500 VE 1000 TL’LİK BANKNOTLAR BASILACAK MI?
Geçmiş dönemde açıklamalarım oldu, şu anda bunun üzerine söyleyeceğim yeni bir şey yok.
Faiz indirimi ne zaman? Sıkı duruş korunurken faiz indirimi olabilir mi?
Faiz indirim döngüsüne girildiği zaman da sıkı duruş korunabilir ama enflasyon bizim orta vadeli hedefimize yaklaşana kadar sıkı duruşu korumamız gerekiyor. Faiz indirimi için iki koşul gözetiyoruz.Yıllık enflasyona değil aylık enflasyona vurgu yapıyoruz. Burada da ana eğilime bakıyoruz. Son aylara bakınca aylık enflasyonda düşüş olduğu net, kalıcı olduğu noktasında yeteri kadar emin değiliz. Diğer husus da beklentiler konusu. Piyasa katılımcıları daha olumlu, hanehalkı beklentileri de azalma eğiliminde. Enflasyondaki düşüşe buradan da katkı alacağımıza emin olmak istiyoruz. Önümüzdeki dönemde sıkı duruşla birlikte daha olumlu bir seyir olacak. Uzun süre sıkı duruşu korumamız gerekecek. Bu, faiz hiç inmeyecek anlamına gelmez. Faiz indiriminde de sıkı duruş korunabilir.”
ASGARİ ÜCRET YANITI
Bize kanunla verilen görev fiyat istikrarını sağlamak. Burada toplumsal refaha yapacağımız en büyük katkı bu olacak. Enflasyonun kalıcı olarak tek haneye düşmesi, büyümenin getireceği refah artışının toplumun her kesimine dağılmasına sebep olacak. Enflasyonun düşmesi en çok düşük gelirliyi etkileyecek. En çok o grubu olumlu etkileyecek çünkü zorunlu harcamaları fazla olan düşük gelir grupları yüksek enflasyon daha olumsuz etkileniyor. Dolasıyla bu grubun refah artışı olabilmesi için fiyat istikrarının sağlanması gerekiyor. Bu konuda da kararlıyız. Attığımız adımlarla bunu gösteriyoruz. Asgari ücretle ilgili bir diğer soruya Karahan şöyle yanıt verdi: Asgari ücret konusunda karar verici de değiliz tavsiye kurumu da değiliz. Biz sadece tahminlerimizi oluştururken bu konuda bir varsayım da bulunmak zorundayız. Varsayımda bulunurken de yetkililer tarafından yapılan açıklamaları göz önünde bulunduruyoruz. Bunu da şefaflık gereği kamuyomuzla paylaştık.
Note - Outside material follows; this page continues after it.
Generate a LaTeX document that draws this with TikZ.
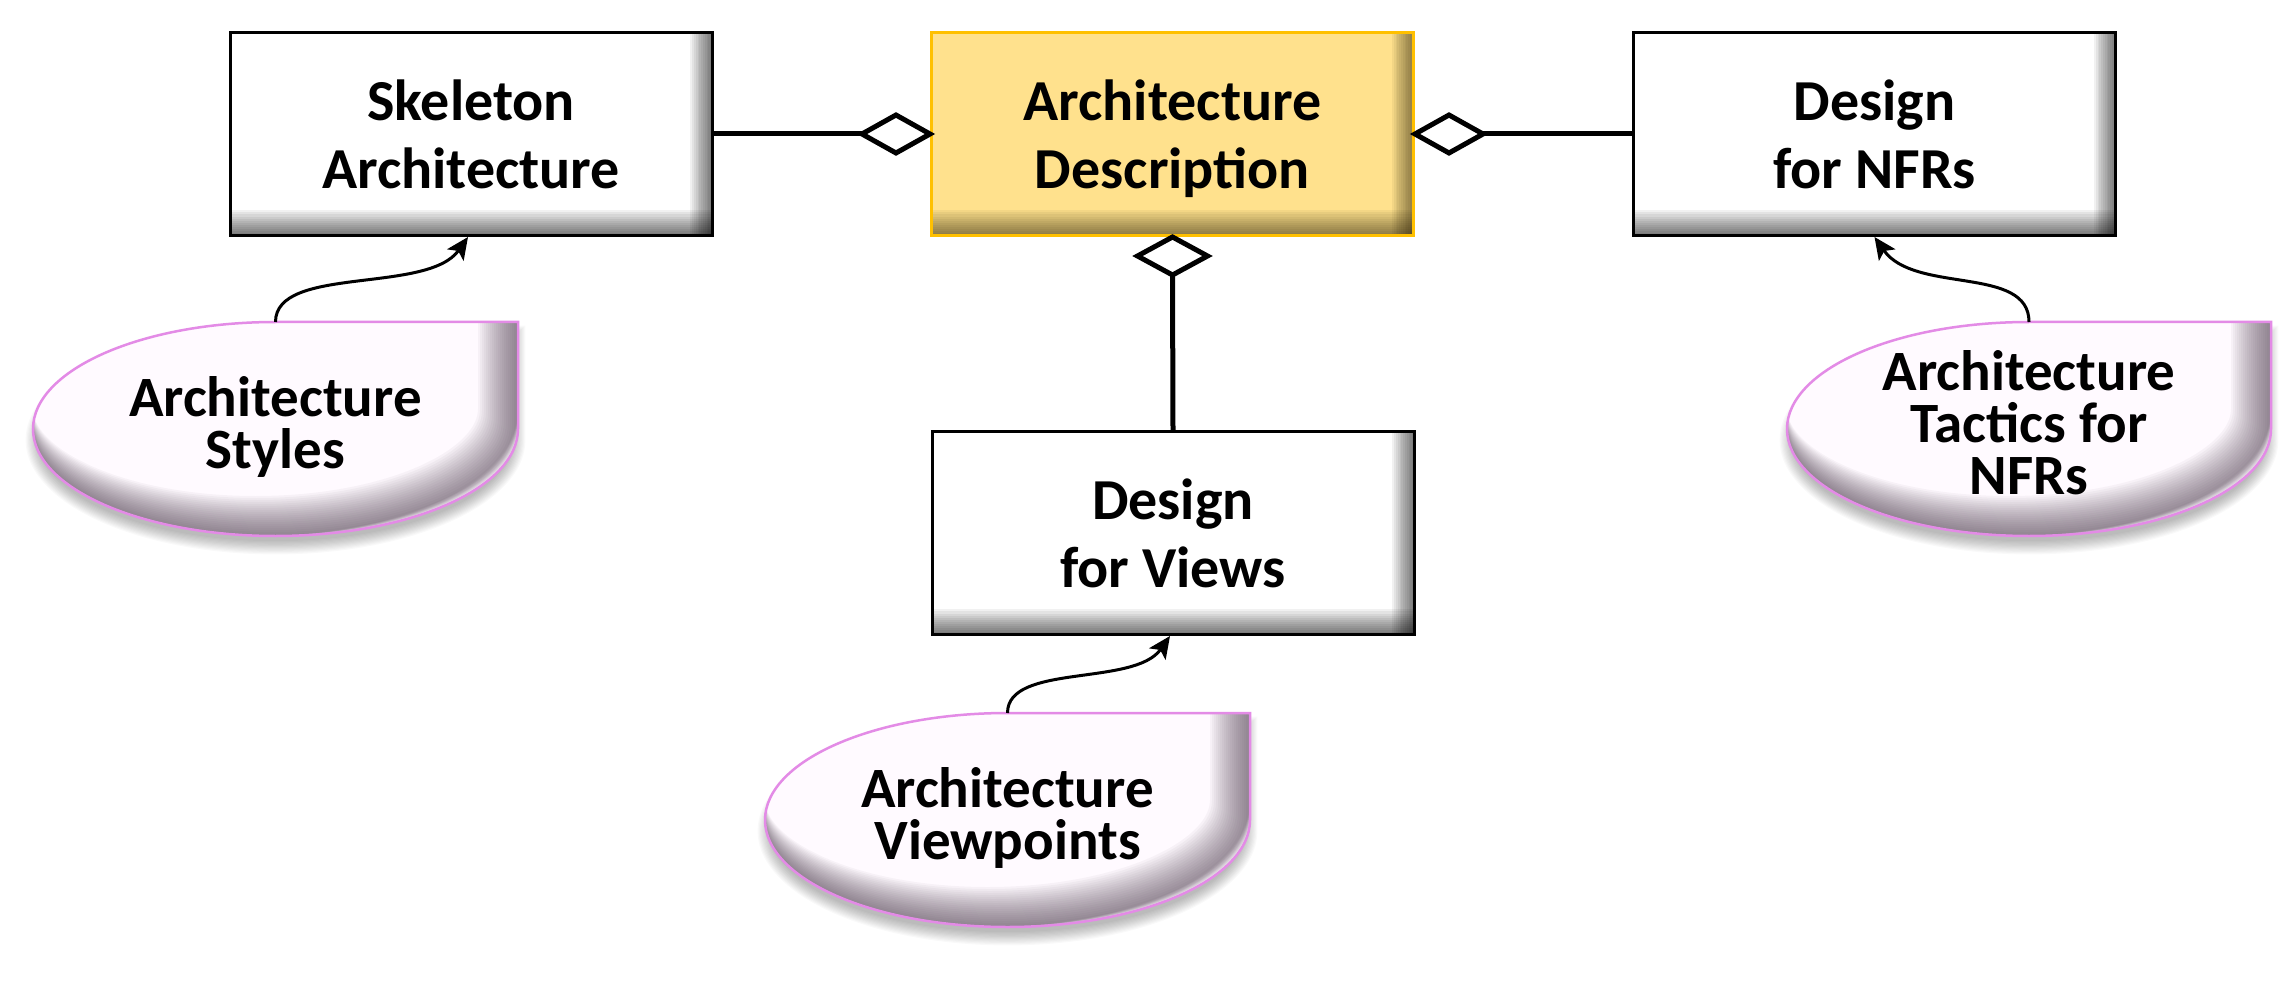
\documentclass[tikz,border=0pt]{standalone}
\usepackage{fontspec}
\setmainfont{Carlito}
\usetikzlibrary{arrows.meta}
\definecolor{golden}{HTML}{FFE18D}
\definecolor{goldline}{HTML}{FFC000}
\definecolor{goldshade}{HTML}{2A2008}
\definecolor{tearfill}{HTML}{FFFAFF}
\definecolor{tearline}{HTML}{E38BE6}
\definecolor{teardark}{HTML}{4F3F50}
\tikzset{
  tear/.style n args={4}{insert path={(#1,#2+#4) -- (#1+#3,#2+#4) -- (#1+#3,#2) arc[start angle=0,end angle=-270,x radius=#3,y radius=#4] -- cycle}},
  bevelpic/.style={path picture={
      \foreach \k in {1,...,12}{
        \fill[#1, opacity=0.055] ([xshift={-1.8*\k}]path picture bounding box.north east) rectangle (path picture bounding box.south east);
        \fill[#1, opacity=0.055] ([yshift={2.1*\k}]path picture bounding box.south west) rectangle (path picture bounding box.south east);}
  }},
  boxbase/.style={line width=3pt, minimum width=482pt, minimum height=203pt, align=center, text depth=-5pt,
      font=\fontsize{58}{68}\selectfont\bfseries},
  whitebox/.style={boxbase, draw=black, fill=white, bevelpic=black},
  goldbox/.style={boxbase, draw=goldline, fill=golden, bevelpic=goldshade},
  teartext/.style={align=center, text depth=0pt, font=\fontsize{57}{52}\selectfont\bfseries},
  conn/.style={line width=5pt},
  diam/.style={line width=5pt, fill=white, miter limit=10},
  arr/.style={line width=3pt, -{Stealth[length=22pt,width=20pt,inset=5pt]}}
}
\newcommand\drawtear[4]{%
  \foreach \k in {1,...,12}{\fill[black, opacity=0.022, tear={#1}{#2-11}{#3-7+\k*1.2}{#4-7+\k*1.2}];}
  \fill[tearfill, tear={#1}{#2}{#3}{#4}];
  \begin{scope}
    \clip[tear={#1}{#2}{#3}{#4}];
    \foreach \k in {1,...,20}{\draw[teardark, opacity=0.045, line width=\k*2pt, tear={#1-\k}{#2+\k}{#3}{#4}];}
  \end{scope}
  \draw[tearline, line width=2.5pt, tear={#1}{#2}{#3}{#4}];
}
\begin{document}
\begin{tikzpicture}[x=1pt,y=1pt]
\fill[white] (0,0) rectangle (2295,-1000);
\useasboundingbox (0,0) rectangle (2295,-1000);

% teardrop shapes
\drawtear{275.5}{-429}{242.5}{107}
\drawtear{2029}{-429}{242}{107}
\drawtear{1007.5}{-820}{242.5}{107}
\coordinate (stylesTop) at (275.5,-322);
\coordinate (tacticsTop) at (2029,-322);
\coordinate (viewpTop) at (1007.5,-713);
\node[teartext] (styles) at (275.5,-423) {Architecture\\Styles};
\node[teartext] (tactics) at (2029,-423) {Architecture\\Tactics for\\NFRs};
\node[teartext] (viewp) at (1007.5,-813) {Architecture\\Viewpoints};

% boxes
\node[whitebox] (skel) at (471,-134) {Skeleton\\Architecture};
\node[goldbox] (desc) at (1172.5,-134) {Architecture\\Description};
\node[whitebox] (nfr) at (1874.5,-134) {Design\\for NFRs};
\node[whitebox] (views) at (1173,-533) {Design\\for Views};

% aggregation connectors
\draw[conn] (skel.east) -- ([xshift=-68pt]desc.west);
\draw[diam] (desc.west) -- ++(-34,19) -- ++(-34,-19) -- ++(34,-19) -- cycle;
\draw[conn] ([xshift=68pt]desc.east) -- (nfr.west);
\draw[diam] (desc.east) -- ++(34,19) -- ++(34,-19) -- ++(-34,-19) -- cycle;
\draw[conn] ([yshift=-38pt]desc.south) -- (views.north);
\draw[diam] (desc.south) -- ++(35,-19) -- ++(-35,-19) -- ++(-35,19) -- cycle;

% curved arrows
\draw[arr] (stylesTop) to[out=90, in=235, out distance=57pt, in distance=70pt] ([xshift=-3pt]skel.south);
\draw[arr] (viewpTop) to[out=90, in=235, out distance=50pt, in distance=62pt] ([xshift=-3pt]views.south);
\draw[arr] (tacticsTop) to[out=90, in=-55, out distance=57pt, in distance=70pt] (nfr.south);
\end{tikzpicture}
\end{document}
“TÜİK GERÇEKLEŞMESİYLE BİZİM ARAMIZDA CİDDİ BİR FARK GÖRMÜYORUZ”
TÜİK’in inandırıcılığı önemli. Metodolojiye bakınca uluslararası standartlara uygun veri açıklanıyor. Bizim ay içinde fiyat gelişmelerini anlamak için belli çalışmalarımız var. Fiyat topluyoruz, bir tahminde bulunuyoruz. Son dönemde TÜİK gerçekleşmesiyle bizim aramızda ciddi bir fark görmüyoruz. Bazı aylarda yukarı yönlü sürprizler olduğunu söyleyebilirim, şubat ve mayıs bunun örnekleri. İTO ile karşılaştırılıyor ancak orada metodoloji farkı var.